Which percent, if any, of our original covered call writing initial time-value return,  asks Alan Ellman of The Blue Collar Investor.

Should we use it to close both legs of the trade, and guarantee a realized return? 60%? 75%? Higher? Lower? Closing both legs of a covered call writing trade mid-contract is known as the mid-contract unwind (MCU) exit strategy, in our BCI methodology.

On April 5, 2023, Brad shared with me a series of trades he executed with Communication Services Select Sector SPDR Fund (XLC) when using BCI’s CEO Strategy.

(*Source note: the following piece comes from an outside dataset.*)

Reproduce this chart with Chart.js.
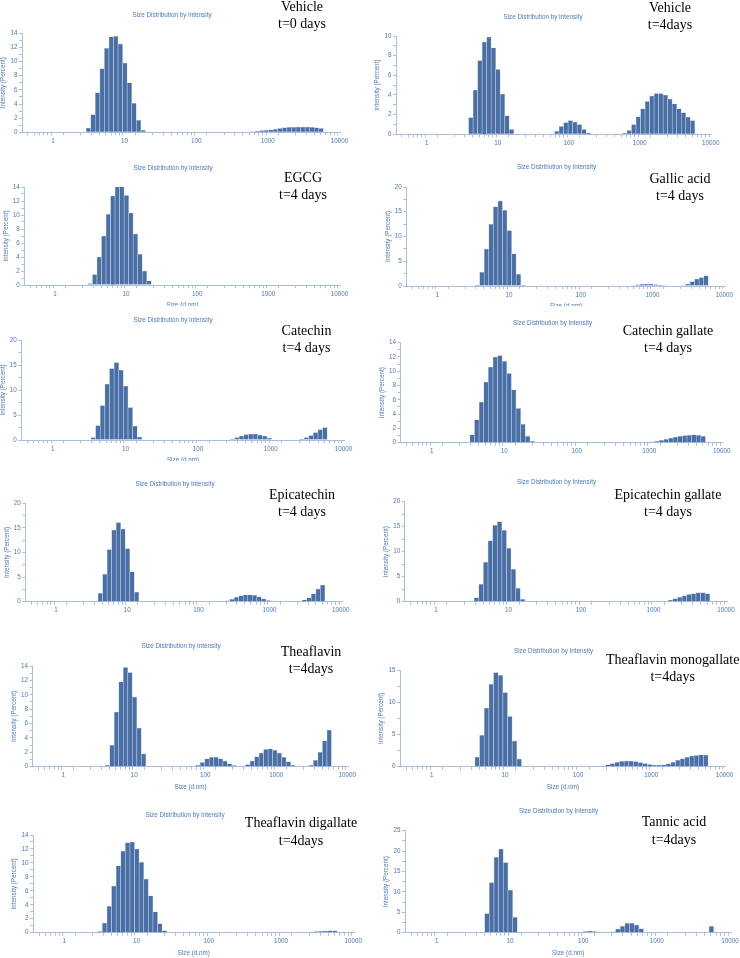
<!DOCTYPE html>
<html>
<head>
<meta charset="utf-8">
<script src="https://cdn.jsdelivr.net/npm/chart.js@4.4.0/dist/chart.umd.min.js"></script>
<style>
  html, body { margin: 0; padding: 0; background: #fff; }
  body { position: relative; width: 740px; height: 958px; overflow: hidden; }
  .panel { position: absolute; overflow: hidden; }
  .panel canvas { position: absolute; left: 0; top: 0; }
  .note {
    position: absolute; transform: translate(-50%, -50%);
    font-family: "Liberation Serif", "Times New Roman", serif;
    font-size: 14px; line-height: 17.3px; color: #000;
    text-align: center; white-space: nowrap;
  }
</style>
</head>
<body>
<script>
// Zetasizer size classes (d.nm)
const sizeBins = [0.4, 0.4632, 0.5365, 0.6213, 0.7195, 0.8332, 0.9649, 1.117, 1.294, 1.499,
  1.736, 2.01, 2.328, 2.696, 3.122, 3.615, 4.187, 4.849, 5.615, 6.503,
  7.531, 8.721, 10.1, 11.7, 13.54, 15.69, 18.17, 21.04, 24.36, 28.21,
  32.67, 37.84, 43.82, 50.75, 58.77, 68.06, 78.82, 91.28, 105.7, 122.4,
  141.8, 164.2, 190.1, 220.2, 255.0, 295.3, 342.0, 396.1, 458.7, 531.2,
  615.1, 712.4, 825.0, 955.4, 1106, 1281, 1484, 1718, 1990, 2305,
  2669, 3091, 3580, 4145, 4801, 5560, 6439, 7456, 8635, 10000];
const sizeTickLabels = [1, 10, 100, 1000, 10000];

// intensity (%) per size class; each peak starts at the class given in "from"
const vehicleDay0 = [
  { from: 3.122, pct: [0.6, 2.5, 5.6, 9.0, 11.9, 13.5, 13.6, 12.5, 9.8, 7.0, 4.1, 1.7, 0.3] },
  { from: 615.1, pct: [0.05, 0.15, 0.25, 0.3, 0.35, 0.45, 0.55, 0.65, 0.7, 0.72, 0.75, 0.75, 0.75, 0.7, 0.65, 0.55] }
];
const vehicleDay4 = [
  { from: 4.187, pct: [1.7, 4.5, 7.5, 9.4, 9.9, 8.8, 6.6, 4.1, 1.9, 0.5] },
  { from: 68.06, pct: [0.3, 0.8, 1.2, 1.4, 1.25, 1.0, 0.5, 0.15] },
  { from: 615.1, pct: [0.1, 0.4, 1.0, 1.8, 2.6, 3.35, 3.9, 4.15, 4.15, 4.0, 3.6, 3.1, 2.6, 2.2, 1.75, 1.4] }
];
const egcgDay4 = [
  { from: 3.122, pct: [0.2, 1.5, 4.0, 7.0, 10.1, 12.7, 14.1, 14.1, 12.8, 10.3, 7.3, 4.4, 2.0, 0.6] }
];
const gallicDay4 = [
  { from: 3.615, pct: [0.2, 2.8, 7.5, 12.5, 16.0, 17.2, 15.3, 11.2, 6.5, 2.4, 0.2] },
  { from: 531.2, pct: [0.1, 0.25, 0.35, 0.4, 0.4, 0.3, 0.2, 0.1] },
  { from: 2669, pct: [0.1, 0.4, 0.9, 1.4, 1.7, 2.1] }
];
const catechinDay4 = [
  { from: 3.615, pct: [0.5, 2.9, 6.9, 11.2, 14.3, 15.5, 14.0, 10.8, 6.5, 2.8, 0.6] },
  { from: 295.3, pct: [0.2, 0.5, 0.8, 1.1, 1.2, 1.2, 1.0, 0.8, 0.4] },
  { from: 2669, pct: [0.2, 0.5, 0.9, 1.5, 2.1, 2.5] }
];
const catechinGallateDay4 = [
  { from: 3.615, pct: [1.1, 3.2, 5.7, 8.5, 10.6, 12.0, 12.2, 11.4, 9.7, 7.4, 4.8, 2.6, 0.9, 0.2] },
  { from: 1106, pct: [0.1, 0.2, 0.35, 0.5, 0.65, 0.8, 0.9, 1.0, 1.05, 1.1, 1.05, 0.9] }
];
const epicatechinDay4 = [
  { from: 4.187, pct: [1.7, 5.6, 10.6, 14.6, 16.1, 14.8, 10.8, 6.1, 2.0] },
  { from: 255.0, pct: [0.2, 0.5, 0.9, 1.2, 1.4, 1.4, 1.3, 1.0, 0.6, 0.25] },
  { from: 3091, pct: [0.4, 0.8, 1.6, 2.6, 3.4] }
];
const epicatechinGallateDay4 = [
  { from: 3.615, pct: [0.8, 3.5, 7.9, 12.2, 15.3, 16.0, 14.3, 10.7, 6.5, 2.7, 0.5] },
  { from: 1718, pct: [0.3, 0.6, 0.9, 1.2, 1.45, 1.6, 1.8, 1.8, 1.6] }
];
const theaflavinDay4 = [
  { from: 4.187, pct: [0.2, 3.0, 7.6, 11.8, 13.8, 13.1, 9.7, 5.4, 1.8] },
  { from: 78.82, pct: [0.2, 0.6, 1.1, 1.3, 1.3, 1.1, 0.8, 0.4, 0.15] },
  { from: 396.1, pct: [0.3, 0.8, 1.4, 1.9, 2.4, 2.5, 2.3, 1.9, 1.3, 0.7, 0.2] },
  { from: 3091, pct: [0.2, 0.9, 2.0, 3.6, 5.1] }
];
const tfMonogallateDay4 = [
  { from: 4.187, pct: [1.5, 4.9, 9.1, 12.8, 14.6, 14.2, 11.5, 7.8, 4.0, 1.2] },
  { from: 220.2, pct: [0.1, 0.3, 0.5, 0.7, 0.85, 0.9, 0.9, 0.8, 0.65, 0.5, 0.35, 0.25, 0.25, 0.3, 0.45, 0.7, 1.0, 1.25, 1.45, 1.65, 1.75, 1.85, 1.8] }
];
const tfDigallateDay4 = [
  { from: 3.122, pct: [0.15, 1.4, 3.8, 6.7, 9.6, 11.7, 12.9, 13.0, 12.0, 10.1, 7.7, 5.3, 3.0, 1.3, 0.3] },
  { from: 2669, pct: [0.1, 0.15, 0.2, 0.25, 0.3, 0.3] }
];
const tannicDay4 = [
  { from: 4.849, pct: [4.7, 12.3, 18.5, 20.5, 17.2, 10.5, 3.8] },
  { from: 91.28, pct: [0.1, 0.25, 0.4, 0.3, 0.1] },
  { from: 255.0, pct: [0.2, 0.9, 1.6, 2.3, 2.3, 1.9, 1.0] },
  { from: 5560, pct: [1.6] }
];

const samples = [vehicleDay0, vehicleDay4, egcgDay4, gallicDay4, catechinDay4, catechinGallateDay4,
  epicatechinDay4, epicatechinGallateDay4, theaflavinDay4, tfMonogallateDay4, tfDigallateDay4, tannicDay4];
const sampleNames = ["Vehicle", "Vehicle", "EGCG", "Gallic acid", "Catechin", "Catechin gallate",
  "Epicatechin", "Epicatechin gallate", "Theaflavin", "Theaflavin monogallate", "Theaflavin digallate", "Tannic acid"];
const sampleTimes = ["t=0 days", "t=4days", "t=4 days", "t=4 days", "t=4 days", "t=4 days",
  "t=4 days", "t=4 days", "t=4days", "t=4days", "t=4days", "t=4days"];
const yMax = [14, 10, 14, 20, 20, 14, 20, 20, 14, 15, 14, 25];
const yMinorStep = [1, 1, 1, 2.5, 2.5, 1, 2.5, 2.5, 1, 2.5, 1, 2.5];
const yLabelStep = [2, 2, 2, 5, 5, 2, 5, 5, 2, 5, 2, 5];

// page layout: plot area (l, r, t, b), chart title centre, sample label centre, visible bottom
const layout = [
  { l: 22.1, r: 340.6, t: 33.3, b: 132.3, tx: 172, ty: 15, nx: 302, ny: 14.5, clip: 150 },
  { l: 396.0, r: 711.9, t: 36.0, b: 134.3, tx: 543, ty: 17, nx: 670, ny: 16, clip: 150 },
  { l: 24.3, r: 340.6, t: 187, b: 285, tx: 173, ty: 168, nx: 303, ny: 186, clip: 306 },
  { l: 406.3, r: 725.5, t: 187, b: 286, tx: 556.7, ty: 167.7, nx: 680, ny: 186.7, clip: 306 },
  { l: 21.3, r: 344.7, t: 340, b: 440, tx: 173, ty: 320.7, nx: 306.5, ny: 338.7, clip: 461 },
  { l: 400.4, r: 722.9, t: 342.7, b: 442.7, tx: 552.7, ty: 323.3, nx: 668, ny: 338.7, clip: 455 },
  { l: 25.3, r: 342, t: 503.3, b: 601.7, tx: 175, ty: 484.3, nx: 302, ny: 503, clip: 615 },
  { l: 404.7, r: 727.2, t: 501.7, b: 601.7, tx: 556.7, ty: 482, nx: 668, ny: 503, clip: 615 },
  { l: 32.6, r: 348.5, t: 666, b: 766.7, tx: 181, ty: 646.7, nx: 311, ny: 660, clip: 795 },
  { l: 400.1, r: 725.7, t: 670, b: 766.7, tx: 553.3, ty: 651.7, nx: 672.7, ny: 667.7, clip: 795 },
  { l: 33.1, r: 354.5, t: 835, b: 932.7, tx: 185, ty: 815.7, nx: 301, ny: 831.3, clip: 958 },
  { l: 405, r: 731.3, t: 830.7, b: 932.7, tx: 558.3, ty: 811.7, nx: 674, ny: 830.3, clip: 958 }
];

const SANS = '"Liberation Sans", Arial, sans-serif';
const FONT_SIZE = 6.3;
const LINE_H = FONT_SIZE * 1.2;
const TEXT_BLUE = "#4b79b8";
const AXIS_BLUE = "#a9bfdd";
const BAR_BLUE = "#4a6fa5";
const BAR_EDGE = "#c3d1e8";

// minor tick marks 1..9 per decade
const sizeTicks = [];
[0.1, 1, 10, 100, 1000].forEach(d => {
  for (let m = 1; m <= 9; m++) {
    const v = +(m * d).toPrecision(3);
    if (v >= 0.4) sizeTicks.push(v);
  }
});
sizeTicks.push(10000);

const smallFont = { family: SANS, size: FONT_SIZE, weight: "normal", lineHeight: 1.2 };

samples.forEach((peaks, i) => {
  const box = layout[i];

  const pct = sizeBins.map(() => 0);
  peaks.forEach(p => {
    const start = sizeBins.indexOf(p.from);
    p.pct.forEach((v, k) => { pct[start + k] = v; });
  });

  // canvas placement so the plot area and the title land where the figure has them
  const L = Math.min(Math.round(box.l - 22), Math.floor(2 * box.tx - box.r - 10));
  const W = Math.round(2 * (box.tx - L));
  const T = Math.round(box.ty - LINE_H / 2);
  const H = Math.round(box.b - T + 25);
  const yAxisW = box.l - L;
  const rightGap = W - (box.r - L);
  const xAxisH = H - (box.b - T);
  const titleTop = box.ty - LINE_H / 2 - T;
  const titleBottom = box.t - T - titleTop - LINE_H;

  const wrap = document.createElement("div");
  wrap.className = "panel";
  wrap.style.left = L + "px";
  wrap.style.top = T + "px";
  wrap.style.width = W + "px";
  wrap.style.height = Math.min(H, box.clip - T) + "px";
  const canvas = document.createElement("canvas");
  canvas.width = W;
  canvas.height = H;
  canvas.style.width = W + "px";
  canvas.style.height = H + "px";
  wrap.appendChild(canvas);
  document.body.appendChild(wrap);

  new Chart(canvas, {
    type: "bar",
    data: {
      datasets: [{
        data: sizeBins.map((s, k) => ({ x: s, y: pct[k] })),
        backgroundColor: BAR_BLUE,
        borderColor: BAR_EDGE,
        borderWidth: 0.6,
        borderSkipped: "start",
        barPercentage: 1,
        categoryPercentage: 1,
        barThickness: "flex"
      }]
    },
    options: {
      responsive: false,
      animation: false,
      events: [],
      layout: { padding: 0 },
      plugins: {
        legend: { display: false },
        tooltip: { enabled: false },
        title: {
          display: true,
          text: "Size Distribution by Intensity",
          color: TEXT_BLUE,
          font: smallFont,
          padding: { top: titleTop, bottom: titleBottom }
        }
      },
      scales: {
        x: {
          type: "logarithmic",
          min: 0.37,
          max: 10400,
          title: {
            display: true,
            text: "Size (d.nm)",
            color: TEXT_BLUE,
            font: smallFont,
            padding: { top: 0, bottom: xAxisH - 20.5 - LINE_H / 2 }
          },
          grid: { drawOnChartArea: false, drawTicks: true, tickLength: 3, color: AXIS_BLUE, lineWidth: 1 },
          border: { display: true, color: AXIS_BLUE, width: 1 },
          ticks: {
            autoSkip: false,
            maxRotation: 0,
            color: TEXT_BLUE,
            font: smallFont,
            padding: 2,
            callback: v => sizeTickLabels.includes(v) ? String(v) : ""
          },
          afterBuildTicks: scale => { scale.ticks = sizeTicks.map(v => ({ value: v })); },
          afterFit: scale => {
            scale.height = xAxisH;
            scale.paddingLeft = 0;
            scale.paddingRight = rightGap;
          }
        },
        y: {
          min: 0,
          max: yMax[i],
          title: {
            display: true,
            text: "Intensity (Percent)",
            color: TEXT_BLUE,
            font: smallFont,
            padding: { top: box.l - 18.5 - L - LINE_H / 2, bottom: 0 }
          },
          grid: { drawOnChartArea: false, drawTicks: true, tickLength: 3, color: AXIS_BLUE, lineWidth: 1 },
          border: { display: true, color: AXIS_BLUE, width: 1 },
          ticks: {
            stepSize: yMinorStep[i],
            autoSkip: false,
            color: TEXT_BLUE,
            font: smallFont,
            padding: 1.5,
            callback: v => (v % yLabelStep[i] === 0 ? String(v) : "")
          },
          afterFit: scale => {
            scale.width = yAxisW;
            scale.paddingTop = 0;
            scale.paddingBottom = 0;
          }
        }
      }
    }
  });

  const note = document.createElement("div");
  note.className = "note";
  note.style.left = box.nx + "px";
  note.style.top = box.ny + "px";
  [sampleNames[i], sampleTimes[i]].forEach(line => {
    const d = document.createElement("div");
    d.textContent = line;
    note.appendChild(d);
  });
  document.body.appendChild(note);
});
</script>
</body>
</html>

• 3/21/2023: Buy 300 x XLC at \$55.91
• 3/21/2023: STO 3 x 4/21/2023 \$57.00 calls at \$1.30
• 4/5/2023: BTC 3 x 4/21/2023 \$57.00 calls at \$2.00
• 4/5/2023: Sell 300 shares of XLC at \$58.30

• How to calculate final returns?
• Did implementing the MCU make sense?

XLC: Initial and Final Calculations

Note the following results with the Trade Management Calculator:

• Yellow cell: Breakeven price point
• Brown cell: Initial 31-day time-value return
• Purple cell: Upside potential if XLC moves up to, or beyond the \$57.00 strike price
• Red oval area: Final security sale price
• Red arrows: Final % option loss & final % stock gain
• Pink cell: Final realized net % gain

Time-Value Cost-to-Close

The trade was initially structured with a 2.33% initial time-value return and a potential additional 1.95% from share appreciation for a max return of 4.28%. The final realized return after implementing the MCU exit strategy was 3.02%, resulting in a time-value cost-to-close (CTC) of 1.26%.

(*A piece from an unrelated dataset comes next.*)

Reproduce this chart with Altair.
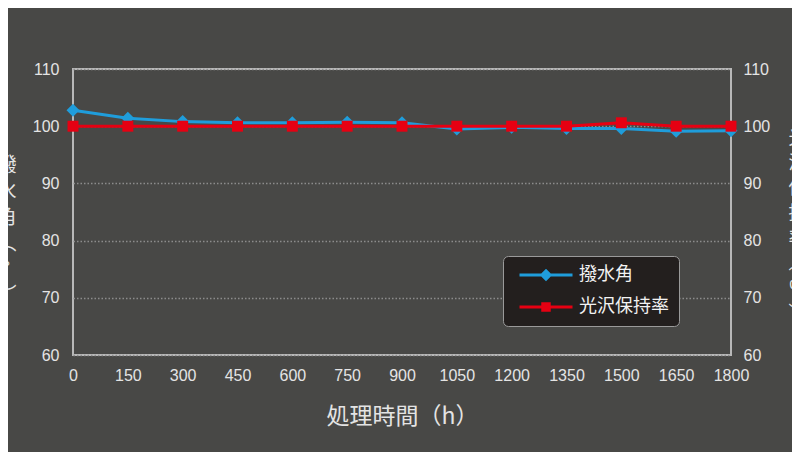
import altair as alt
import pandas as pd

# ---- data ----
hours = [0, 150, 300, 450, 600, 750, 900, 1050, 1200, 1350, 1500, 1650, 1800]
contact_angle = [102.8, 101.4, 100.8, 100.6, 100.6, 100.7, 100.6, 99.5, 99.8, 99.6, 99.6, 99.1, 99.2]
gloss_retention = [100.0, 100.0, 100.0, 100.0, 100.0, 100.0, 100.0, 100.0, 100.0, 100.0, 100.6, 100.0, 100.0]
series_names = ["撥水角", "光沢保持率"]
x_ticks = [0, 150, 300, 450, 600, 750, 900, 1050, 1200, 1350, 1500, 1650, 1800]
y_ticks = [60, 70, 80, 90, 100, 110]
left_title = ["撥", "水", "角", "︵", "°", "︶"]
right_title = ["光", "沢", "保", "持", "率", "︵", "%", "︶"]
x_title = "処理時間（h）"

BLUE = "#1f9ddb"
RED = "#e60012"
BG = "#484846"
TXT = "#e4e4e4"
CJK = "Noto Sans CJK JP"
NUM = "Liberation Sans"

df = pd.DataFrame({
    "hours": hours * 2,
    "series": [series_names[0]] * len(hours) + [series_names[1]] * len(hours),
    "value": contact_angle + gloss_retention,
})

xscale = alt.Scale(domain=[0, 1800], nice=False, zero=True)
yscale = alt.Scale(domain=[60, 110], nice=False, zero=False)

x_enc = alt.X("hours:Q", scale=xscale,
              axis=alt.Axis(values=x_ticks, format="d", title=x_title, grid=False, domain=False, ticks=False,
                            labelFont=NUM, labelFontSize=16, labelColor=TXT, labelPadding=12,
                            labelFlush=False, labelOverlap=False,
                            titleFont=CJK, titleFontSize=23, titleColor=TXT, titlePadding=22,
                            titleFontWeight="normal"))

blue = alt.Chart(df).transform_filter(alt.datum.series == series_names[0]).mark_line(
    color=BLUE, strokeWidth=3,
    point=alt.OverlayMarkDef(shape="diamond", size=170, filled=True, color=BLUE, opacity=1),
).encode(
    x=x_enc,
    y=alt.Y("value:Q", scale=yscale,
            axis=alt.Axis(orient="left", values=y_ticks, format="d", title=left_title, grid=True,
                          gridColor="#8c8c8c", gridDash=[1.5, 2], gridWidth=1.3,
                          domain=False, ticks=False,
                          labelFont=NUM, labelFontSize=16, labelColor=TXT, labelPadding=14,
                          titleFont=CJK, titleFontSize=20, titleColor=TXT, titleFontWeight="normal",
                          titleAngle=0, titleX=-67, titleY=86, titleAlign="center",
                          titleBaseline="top", titleLineHeight=26)),
)

red = alt.Chart(df).transform_filter(alt.datum.series == series_names[1]).mark_line(
    color=RED, strokeWidth=3,
    point=alt.OverlayMarkDef(shape="square", size=120, filled=True, color=RED, opacity=1),
).encode(
    x=x_enc,
    y=alt.Y("value:Q", scale=yscale,
            axis=alt.Axis(orient="right", values=y_ticks, format="d", title=right_title, grid=False,
                          domain=False, ticks=False,
                          labelFont=NUM, labelFontSize=16, labelColor=TXT, labelPadding=12,
                          titleFont=CJK, titleFontSize=18, titleColor=TXT, titleFontWeight="normal",
                          titleAngle=0, titleX=66, titleY=60, titleAlign="center",
                          titleBaseline="top", titleLineHeight=25)),
)

PATH_D = "M-5.3,-0.3H5.3V0.3H-5.3Z M0,-1.25L1.25,0L0,1.25L-1.25,0Z"
PATH_S = "M-5.3,-0.3H5.3V0.3H-5.3Z M-0.95,-0.95H0.95V0.95H-0.95Z"

leg = dict(title=None, orient="none", legendX=430, legendY=187,
           fillColor="#231f1e", strokeColor="#9a9a9a", cornerRadius=5, padding=10,
           symbolSize=100, symbolOffset=24, labelOffset=24, rowPadding=14,
           labelFont=CJK, labelFontSize=18, labelColor="#f2f2f2", symbolStrokeWidth=0)

legend_layer = alt.Chart(df).transform_filter("false").mark_point(filled=True, opacity=1).encode(
    color=alt.Color("series:N", scale=alt.Scale(domain=series_names, range=[BLUE, RED]),
                    legend=alt.Legend(**leg)),
    shape=alt.Shape("series:N", scale=alt.Scale(domain=series_names, range=[PATH_D, PATH_S]),
                    legend=alt.Legend(**leg)),
)

chart = alt.layer(blue, red, legend_layer).resolve_scale(y="independent").properties(
    width=658, height=286,
    background=BG,
    padding={"left": 65, "top": 61, "right": 61, "bottom": 97},
    autosize=alt.AutoSizeParams(type="none"),
).configure_view(
    stroke="#b8b8b8", strokeWidth=2,
)

chart.save("out.html", embed_options={"renderer": "svg", "actions": False})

BCI Guidelines on When to Implement MCU

We ask ourselves if we can generate at least 1% more than the time-value CTC, 1.26% + 1% = 2.26% or more by contract expiration. If yes, then MCU is appropriate. If not, we continue to monitor the trade.

***Note: We can also use the Unwind Now worksheet tab at the bottom of the TMC spreadsheets to calculate time-value cost-to-close.